The inflation rate is the highest among the 11 countries who will be founder members of EMU and is set to move even further away from the EU average. Inflation has been rising steadily for four months. Prices have risen by 0.5 per cent in four of the last five months, and by 0.4 per cent in May; the annual rate has now risen from 1.8 per cent in January. Irish inflation is now running well ahead of the other euro-zone countries. For comparative purposes across the union, a slightly different method of calculating prices than the normal consumer price index is used. On this EU-harmonised basis, Irish prices rose by 2.6 per cent in the 12 months since June 1997. The latest figures for all of the EU relate to May, when the Irish "harmonised" rate was 2.4 per cent, compared with an average of 1.4 per cent among the euro-zone countries.
Economists warn that prices are set to accelerate even further over the summer. According to Mr Jim O`Leary, chief economist at Davy Stockbrokers, the inflation rate is likely to reach 3.4 per cent or 3.5 per cent in August and could even be higher.
One of the major problems with rising prices is that they are eroding the value of savings, on which many pensioners and others rely. If the annual inflation rate does approach 3.5 to 4 per cent, it will be running at above the rate which many savers will be able to find on the market.
There may also be pressures on Partnership 2000, if the inflation rate continues to rise. The agreement was negotiated on the basis of average inflation below 3 per cent. While there is no immediate risk of an uncoupling of the agreement, most of the social partners are pinning their hopes on inflation falling back towards the end of the year.
But this is based on the assumption that sterling will fall back. The rise in sterling has been a major factor putting pressure on prices here, as it has increased import costs from Britain. But while most forecasters now expect the British currency to weaken, it cannot be guaranteed.
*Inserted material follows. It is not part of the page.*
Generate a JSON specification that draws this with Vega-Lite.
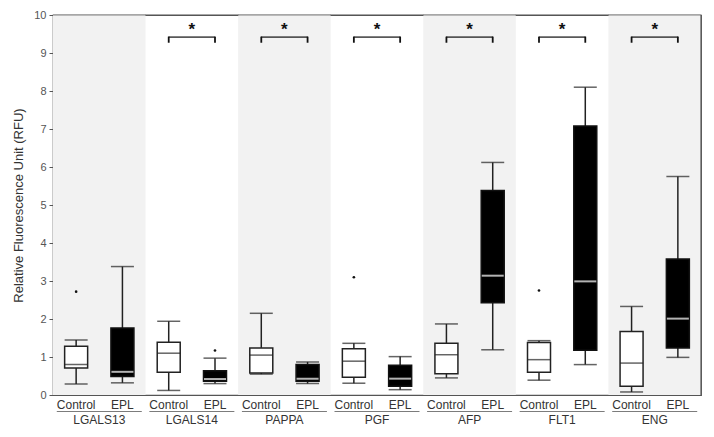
{
  "$schema": "https://vega.github.io/schema/vega-lite/v6.json",
  "width": 648,
  "height": 380,
  "autosize": "none",
  "padding": {"left": 53, "top": 15, "right": 13, "bottom": 42},
  "background": "white",
  "config": {
    "font": "Liberation Sans",
    "view": {"stroke": "#555", "strokeWidth": 1.2},
    "axis": {"grid": false}
  },
  "data": {
    "values": [
      {"gene": "LGALS13", "group": "Control", "lo": 0.29, "q1": 0.71, "med": 0.80, "q3": 1.28, "hi": 1.45},
      {"gene": "LGALS13", "group": "EPL", "lo": 0.32, "q1": 0.49, "med": 0.61, "q3": 1.76, "hi": 3.38},
      {"gene": "LGALS14", "group": "Control", "lo": 0.12, "q1": 0.60, "med": 1.10, "q3": 1.39, "hi": 1.94},
      {"gene": "LGALS14", "group": "EPL", "lo": 0.30, "q1": 0.36, "med": 0.42, "q3": 0.64, "hi": 0.97},
      {"gene": "PAPPA", "group": "Control", "lo": 0.55, "q1": 0.58, "med": 1.05, "q3": 1.24, "hi": 2.15},
      {"gene": "PAPPA", "group": "EPL", "lo": 0.30, "q1": 0.36, "med": 0.43, "q3": 0.80, "hi": 0.87},
      {"gene": "PGF", "group": "Control", "lo": 0.31, "q1": 0.47, "med": 0.89, "q3": 1.22, "hi": 1.36},
      {"gene": "PGF", "group": "EPL", "lo": 0.14, "q1": 0.23, "med": 0.43, "q3": 0.78, "hi": 1.01},
      {"gene": "AFP", "group": "Control", "lo": 0.45, "q1": 0.56, "med": 1.06, "q3": 1.36, "hi": 1.87},
      {"gene": "AFP", "group": "EPL", "lo": 1.19, "q1": 2.43, "med": 3.14, "q3": 5.38, "hi": 6.12},
      {"gene": "FLT1", "group": "Control", "lo": 0.39, "q1": 0.60, "med": 0.93, "q3": 1.38, "hi": 1.43},
      {"gene": "FLT1", "group": "EPL", "lo": 0.80, "q1": 1.18, "med": 2.99, "q3": 7.08, "hi": 8.10},
      {"gene": "ENG", "group": "Control", "lo": 0.08, "q1": 0.23, "med": 0.84, "q3": 1.67, "hi": 2.33},
      {"gene": "ENG", "group": "EPL", "lo": 0.99, "q1": 1.24, "med": 2.01, "q3": 3.58, "hi": 5.75}
    ]
  },
  "encoding": {
    "x": {
      "field": "gene", "type": "nominal",
      "scale": {"domain": ["LGALS13", "LGALS14", "PAPPA", "PGF", "AFP", "FLT1", "ENG"], "paddingInner": 0, "paddingOuter": 0},
      "axis": {"title": null, "ticks": false, "domain": true, "domainColor": "#555", "labelPadding": 19, "labelFontSize": 12, "labelColor": "#333", "labelAngle": 0}
    },
    "y": {
      "field": "lo", "type": "quantitative",
      "scale": {"domain": [0, 10], "nice": false},
      "axis": {"values": [0,1,2,3,4,5,6,7,8,9,10], "labelOverlap": false, "title": "Relative Fluorescence Unit (RFU)", "titleFontSize": 13, "titleFontWeight": "normal", "titleColor": "#333", "titlePadding": 8, "labelFontSize": 11, "labelColor": "#555", "tickSize": 4, "tickColor": "#555", "domainColor": "#555", "labelPadding": 3}
    }
  },
  "layer": [
    {
      "transform": [{"filter": "datum.group == 'Control' && indexof(['LGALS13','PAPPA','AFP','ENG'], datum.gene) >= 0"}],
      "mark": {"type": "rect", "color": "#f2f2f2"},
      "encoding": {
        "y": {"datum": 0, "type": "quantitative"},
        "y2": {"datum": 10}
      }
    },
    {
      "transform": [{"filter": "datum.group == 'Control'"}],
      "mark": {"type": "tick", "color": "#555", "size": 93, "thickness": 1.2},
      "encoding": {
        "y": {"datum": 10, "type": "quantitative"}
      }
    },
    {
      "transform": [{"filter": "datum.group == 'Control' && datum.gene == 'ENG'"}],
      "mark": {"type": "rule", "color": "#555", "strokeWidth": 1.2},
      "encoding": {
        "x": {"field": "gene", "type": "nominal", "bandPosition": 1},
        "y": {"datum": 0, "type": "quantitative"},
        "y2": {"datum": 10}
      }
    },
    {
      "mark": {"type": "rule", "color": "#222", "strokeWidth": 1.5},
      "encoding": {
        "xOffset": {"field": "group", "scale": {"domain": ["Control", "EPL"], "paddingInner": 0, "paddingOuter": 0}},
        "y2": {"field": "hi"}
      }
    },
    {
      "mark": {"type": "tick", "color": "#222", "size": 23, "thickness": 1.5},
      "encoding": {
        "xOffset": {"field": "group", "scale": {"domain": ["Control", "EPL"], "paddingInner": 0, "paddingOuter": 0}}
      }
    },
    {
      "mark": {"type": "tick", "color": "#222", "size": 23, "thickness": 1.5},
      "encoding": {
        "xOffset": {"field": "group", "scale": {"domain": ["Control", "EPL"], "paddingInner": 0, "paddingOuter": 0}},
        "y": {"field": "hi", "type": "quantitative"}
      }
    },
    {
      "transform": [{"filter": "datum.group == 'Control'"}],
      "mark": {"type": "bar", "fill": "white", "stroke": "#222", "strokeWidth": 1.5, "size": 23},
      "encoding": {
        "xOffset": {"field": "group", "scale": {"domain": ["Control", "EPL"], "paddingInner": 0, "paddingOuter": 0}},
        "y": {"field": "q1", "type": "quantitative"},
        "y2": {"field": "q3"}
      }
    },
    {
      "transform": [{"filter": "datum.group == 'EPL'"}],
      "mark": {"type": "bar", "fill": "black", "stroke": "#111", "strokeWidth": 1.5, "size": 23},
      "encoding": {
        "xOffset": {"field": "group", "scale": {"domain": ["Control", "EPL"], "paddingInner": 0, "paddingOuter": 0}},
        "y": {"field": "q1", "type": "quantitative"},
        "y2": {"field": "q3"}
      }
    },
    {
      "transform": [{"filter": "datum.group == 'Control'"}],
      "mark": {"type": "tick", "color": "#222", "size": 23, "thickness": 1.5},
      "encoding": {
        "xOffset": {"field": "group", "scale": {"domain": ["Control", "EPL"], "paddingInner": 0, "paddingOuter": 0}},
        "y": {"field": "med", "type": "quantitative"}
      }
    },
    {
      "transform": [{"filter": "datum.group == 'EPL'"}],
      "mark": {"type": "tick", "color": "white", "size": 22, "thickness": 2},
      "encoding": {
        "xOffset": {"field": "group", "scale": {"domain": ["Control", "EPL"], "paddingInner": 0, "paddingOuter": 0}},
        "y": {"field": "med", "type": "quantitative"}
      }
    },
    {
      "data": {"values": [
        {"gene": "LGALS13", "group": "Control", "value": 2.72},
        {"gene": "LGALS14", "group": "EPL", "value": 1.17},
        {"gene": "PGF", "group": "Control", "value": 3.10},
        {"gene": "FLT1", "group": "Control", "value": 2.75}
      ]},
      "mark": {"type": "point", "filled": true, "color": "#111", "size": 7, "opacity": 1},
      "encoding": {
        "xOffset": {"field": "group", "scale": {"domain": ["Control", "EPL"], "paddingInner": 0, "paddingOuter": 0}},
        "y": {"field": "value", "type": "quantitative"}
      }
    },
    {
      "transform": [{"filter": "datum.gene != 'LGALS13'"}],
      "mark": {"type": "rule", "color": "#111", "strokeWidth": 1.8},
      "encoding": {
        "xOffset": {"field": "group", "scale": {"domain": ["Control", "EPL"], "paddingInner": 0, "paddingOuter": 0}},
        "y": {"datum": 9.27, "type": "quantitative"},
        "y2": {"datum": 9.43}
      }
    },
    {
      "transform": [{"filter": "datum.gene != 'LGALS13' && datum.group == 'Control'"}],
      "mark": {"type": "tick", "color": "#111", "size": 47, "thickness": 1.8},
      "encoding": {
        "y": {"datum": 9.42, "type": "quantitative"}
      }
    },
    {
      "transform": [{"filter": "datum.gene != 'LGALS13' && datum.group == 'Control'"}],
      "mark": {"type": "text", "text": "*", "fontSize": 17, "fontWeight": "bold", "color": "#111", "baseline": "middle", "dy": 3},
      "encoding": {
        "y": {"datum": 9.68, "type": "quantitative"}
      }
    },
    {
      "mark": {"type": "text", "fontSize": 12, "color": "#333", "baseline": "middle", "dy": 10},
      "encoding": {
        "xOffset": {"field": "group", "scale": {"domain": ["Control", "EPL"], "paddingInner": 0, "paddingOuter": 0}},
        "y": {"datum": 0, "type": "quantitative"},
        "text": {"field": "group"}
      }
    },
    {
      "transform": [{"filter": "datum.group == 'Control'"}],
      "mark": {"type": "tick", "color": "#444", "size": 85, "thickness": 1, "yOffset": 16.5},
      "encoding": {
        "y": {"datum": 0, "type": "quantitative"}
      }
    }
  ]
}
Mr O'Leary also warns that wage inflation has already taken hold. The main issue, he added, is what is allowed to happen in the public sector.
"In the end it will all come down to political resolve and how seriously the Government intends to impose the spending cap. There is no point keeping to spending caps in the aggregate and having a soft line on pay. You could end up with highly paid teachers without chalk."